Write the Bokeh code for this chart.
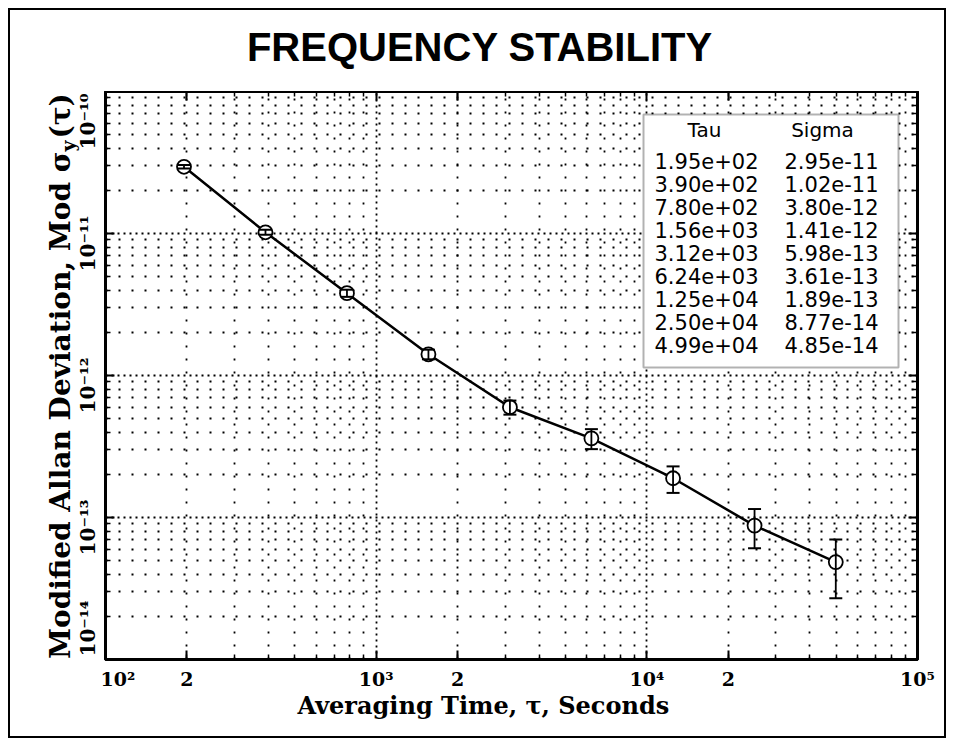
import numpy as np
from bokeh.plotting import figure
from bokeh.layouts import row, column
from bokeh.models import (Range1d, FixedTicker, LogAxis, ColumnDataSource, Whisker, TeeHead,
                          Label, BoxAnnotation, CustomJSTickFormatter, Title)
from bokeh.embed import file_html
from bokeh.resources import INLINE

# ---- data ----
tau = [195, 390, 780, 1560, 3120, 6240, 12500, 25000, 49900]
sigma = [2.95e-11, 1.02e-11, 3.80e-12, 1.41e-12, 5.98e-13, 3.61e-13, 1.89e-13, 8.77e-14, 4.85e-14]
sigma_err = [8.3e-13, 4.1e-13, 2.2e-13, 1.1e-13, 6.8e-14, 5.8e-14, 4.0e-14, 2.7e-14, 2.15e-14]

x_tick_pos = [100, 200, 1000, 2000, 10000, 20000, 100000]
x_tick_labels = ["10²", "2", "10³", "2", "10⁴", "2", "10⁵"]
x_decades = [100, 1000, 10000, 100000]
y_tick_pos = [1e-14, 1e-13, 1e-12, 1e-11, 1e-10]
y_tick_labels = ["10⁻¹⁴", "10⁻¹³", "10⁻¹²", "10⁻¹¹", "10⁻¹⁰"]

title_text = "FREQUENCY STABILITY"
x_label = "Averaging Time, τ, Seconds"
y_label_main = "Modified Allan Deviation, Mod σ"
y_label_sub = "y"
y_label_tail = "(τ)"
table_headers = ["Tau", "Sigma"]

x_minor = [m * 10 ** e for e in range(2, 5) for m in range(2, 10)]
y_minor = [m * 10.0 ** e for e in range(-14, -10) for m in range(2, 10)]

SERIF = "DejaVu Serif"
TFONT = "DejaVu Sans"

# page geometry: 8px margin + 2px border around the layout
O = 10                         # page offset of the layout's content box
W, H = 954 - 2 * O, 746 - 2 * O
STRIP_R = 100                  # page x where the left strip ends
FL, FR, FT, FB = 105, 917, 91, 659   # frame edges, page px

yr = Range1d(1e-14, 1e-10)

# ---- top strip: title ----
tf = figure(width=(O + W) - STRIP_R, height=FT - O, x_range=Range1d(STRIP_R, O + W),
            y_range=Range1d(FT, O), x_axis_location=None, y_axis_location=None,
            output_backend="svg", toolbar_location=None,
            min_border_left=0, min_border_right=0, min_border_top=0, min_border_bottom=0,
            outline_line_color=None, background_fill_color="white", border_fill_color="white")
tf.grid.visible = False
tf.add_layout(Label(x=247, y=46, text=title_text, text_align="left", text_baseline="alphabetic",
                    text_font="Liberation Sans", text_font_style="bold", text_font_size="40px",
                    text_color="black"))

# ---- main plot ----
p = figure(width=(O + W) - STRIP_R, height=(O + H) - FT, x_axis_type="log", y_axis_type="log",
           x_range=Range1d(100, 1e5), y_range=yr,
           output_backend="svg", toolbar_location=None,
           min_border_left=FL - STRIP_R, min_border_right=(O + W) - FR,
           min_border_top=0, min_border_bottom=(O + H) - FB,
           background_fill_color="white", border_fill_color="white")

p.outline_line_color = "black"
p.outline_line_width = 3

blank = CustomJSTickFormatter(code="return ''")

xa = p.xaxis[0]
xa.ticker = FixedTicker(ticks=x_tick_pos, minor_ticks=x_minor)
xa.major_label_overrides = {float(t): l for t, l in zip(x_tick_pos, x_tick_labels)}
xa.major_label_text_font = SERIF
xa.major_label_text_font_style = "bold"
xa.major_label_text_font_size = "19px"
xa.major_label_text_color = "black"
xa.major_label_standoff = 8

p.add_layout(Title(text=x_label, align="left", offset=297 - FL, standoff=-8,
                   text_font=SERIF, text_font_style="bold", text_font_size="24px",
                   text_color="black"), "below")

ya = p.yaxis[0]
ya.ticker = FixedTicker(ticks=y_tick_pos, minor_ticks=y_minor)
ya.formatter = blank
ya.major_label_text_font_size = "0px"
ya.major_label_standoff = 0

ra = LogAxis(ticker=FixedTicker(ticks=y_tick_pos, minor_ticks=y_minor), formatter=blank)
ta = LogAxis(ticker=FixedTicker(ticks=x_tick_pos, minor_ticks=x_minor), formatter=blank)
p.add_layout(ra, "right")
p.add_layout(ta, "above")
for ax in (ra, ta):
    ax.major_label_text_font_size = "0px"
    ax.major_label_standoff = 0

for ax in (xa, ya, ra, ta):
    ax.axis_line_width = 3
    ax.major_tick_in = 9
    ax.major_tick_out = 0
    ax.minor_tick_in = 5
    ax.minor_tick_out = 0
    ax.major_tick_line_width = 2
    ax.minor_tick_line_width = 1.5

# grid
p.xgrid.ticker = FixedTicker(ticks=x_decades, minor_ticks=x_minor)
p.ygrid.ticker = FixedTicker(ticks=y_tick_pos, minor_ticks=y_minor)
for g in (p.xgrid[0], p.ygrid[0]):
    g.grid_line_color = "black"
    g.grid_line_width = 1.8
    g.grid_line_dash = "2 4"
    g.minor_grid_line_color = "black"
    g.minor_grid_line_width = 1.8
    g.minor_grid_line_dash = "2 11"

# data
src = ColumnDataSource(dict(
    tau=tau, sigma=sigma,
    upper=[s + e for s, e in zip(sigma, sigma_err)],
    lower=[s - e for s, e in zip(sigma, sigma_err)],
))
p.line("tau", "sigma", source=src, line_color="black", line_width=2.5)
p.scatter("tau", "sigma", source=src, size=14, marker="circle", fill_color="white",
          line_color="black", line_width=1.8)
wh = Whisker(source=src, base="tau", upper="upper", lower="lower", dimension="height",
             line_color="black", line_width=1.8,
             upper_head=TeeHead(size=13, line_width=2, line_color="black"),
             lower_head=TeeHead(size=13, line_width=2, line_color="black"),
             level="overlay")
p.add_layout(wh)

# frame-relative screen coordinates
def sx(cx):
    return cx - FL
def sy(cy):
    return FB - cy

# table box
box = BoxAnnotation(left=sx(643), right=sx(898), top=sy(114), bottom=sy(367),
                    left_units="screen", right_units="screen", top_units="screen", bottom_units="screen",
                    fill_color="white", fill_alpha=1.0, line_color="black", line_width=2)
p.add_layout(box)

for hdr, cx in zip(table_headers, (704, 822)):
    p.add_layout(Label(x=sx(cx), y=sy(129), x_units="screen", y_units="screen", text=hdr,
                       text_align="center", text_baseline="middle", text_font=TFONT,
                       text_font_size="20px", text_color="black"))
for i, (t, s) in enumerate(zip(tau, sigma)):
    cy = 160 + i * 23.1
    p.add_layout(Label(x=sx(706), y=sy(cy), x_units="screen", y_units="screen", text=f"{t:.2e}",
                       text_align="center", text_baseline="middle", text_font=TFONT,
                       text_font_size="21px", text_color="black"))
    p.add_layout(Label(x=sx(831), y=sy(cy), x_units="screen", y_units="screen", text=f"{s:.2e}",
                       text_align="center", text_baseline="middle", text_font=TFONT,
                       text_font_size="21px", text_color="black"))

# ---- left strip: y tick labels and y axis title ----
lf = figure(width=STRIP_R - O, height=H, x_range=Range1d(O, STRIP_R), y_range=yr, y_axis_type="log",
            x_axis_location=None, y_axis_location=None,
            output_backend="svg", toolbar_location=None,
            min_border_left=0, min_border_right=0, min_border_top=FT - O, min_border_bottom=(O + H) - FB,
            outline_line_color=None, background_fill_color="white", border_fill_color="white")
lf.grid.visible = False

ymax, ymin = max(y_tick_pos), min(y_tick_pos)
for t, lab in zip(y_tick_pos, y_tick_labels):
    if t == ymax:
        align, off = "right", -2
    elif t == ymin:
        align, off = "left", 3
    else:
        align, off = "center", -10
    lf.add_layout(Label(x=87, y=t, text=lab, angle=np.pi / 2, text_align=align,
                        text_baseline="middle", y_offset=off,
                        text_font=SERIF, text_font_style="bold", text_font_size="20px",
                        text_color="black"))

y_anchor = 151
lf.add_layout(Label(x=60, y=sy(y_anchor), y_units="screen",
                    text=y_label_main, angle=np.pi / 2, text_align="right", text_baseline="middle",
                    text_font=SERIF, text_font_style="bold", text_font_size="28px",
                    text_color="black"))
lf.add_layout(Label(x=67, y=sy(y_anchor), y_units="screen",
                    text=y_label_sub, angle=np.pi / 2, text_align="left", text_baseline="middle",
                    text_font=SERIF, text_font_style="bold", text_font_size="19px",
                    text_color="black"))
lf.add_layout(Label(x=60, y=sy(y_anchor - 13), y_units="screen",
                    text=y_label_tail, angle=np.pi / 2, text_align="left", text_baseline="middle",
                    text_font=SERIF, text_font_style="bold", text_font_size="28px",
                    text_color="black"))

layout = row(lf, column(tf, p, spacing=0), spacing=0)
layout.styles = {"margin": "8px", "border": "2px solid black", "box-sizing": "content-box",
                 "width": f"{W}px", "height": f"{H}px"}

open("out.html", "w").write(file_html(layout, INLINE))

Goal |
Return exactly what appears from the opening line of the material through the line with "4.0e-14, 2.7e-14, 2.15e-14]", apart from the pictures.

Output |
Write the Bokeh code for this chart.
import numpy as np
from bokeh.plotting import figure
from bokeh.layouts import row, column
from bokeh.models import (Range1d, FixedTicker, LogAxis, ColumnDataSource, Whisker, TeeHead,
                          Label, BoxAnnotation, CustomJSTickFormatter, Title)
from bokeh.embed import file_html
from bokeh.resources import INLINE

# ---- data ----
tau = [195, 390, 780, 1560, 3120, 6240, 12500, 25000, 49900]
sigma = [2.95e-11, 1.02e-11, 3.80e-12, 1.41e-12, 5.98e-13, 3.61e-13, 1.89e-13, 8.77e-14, 4.85e-14]
sigma_err = [8.3e-13, 4.1e-13, 2.2e-13, 1.1e-13, 6.8e-14, 5.8e-14, 4.0e-14, 2.7e-14, 2.15e-14]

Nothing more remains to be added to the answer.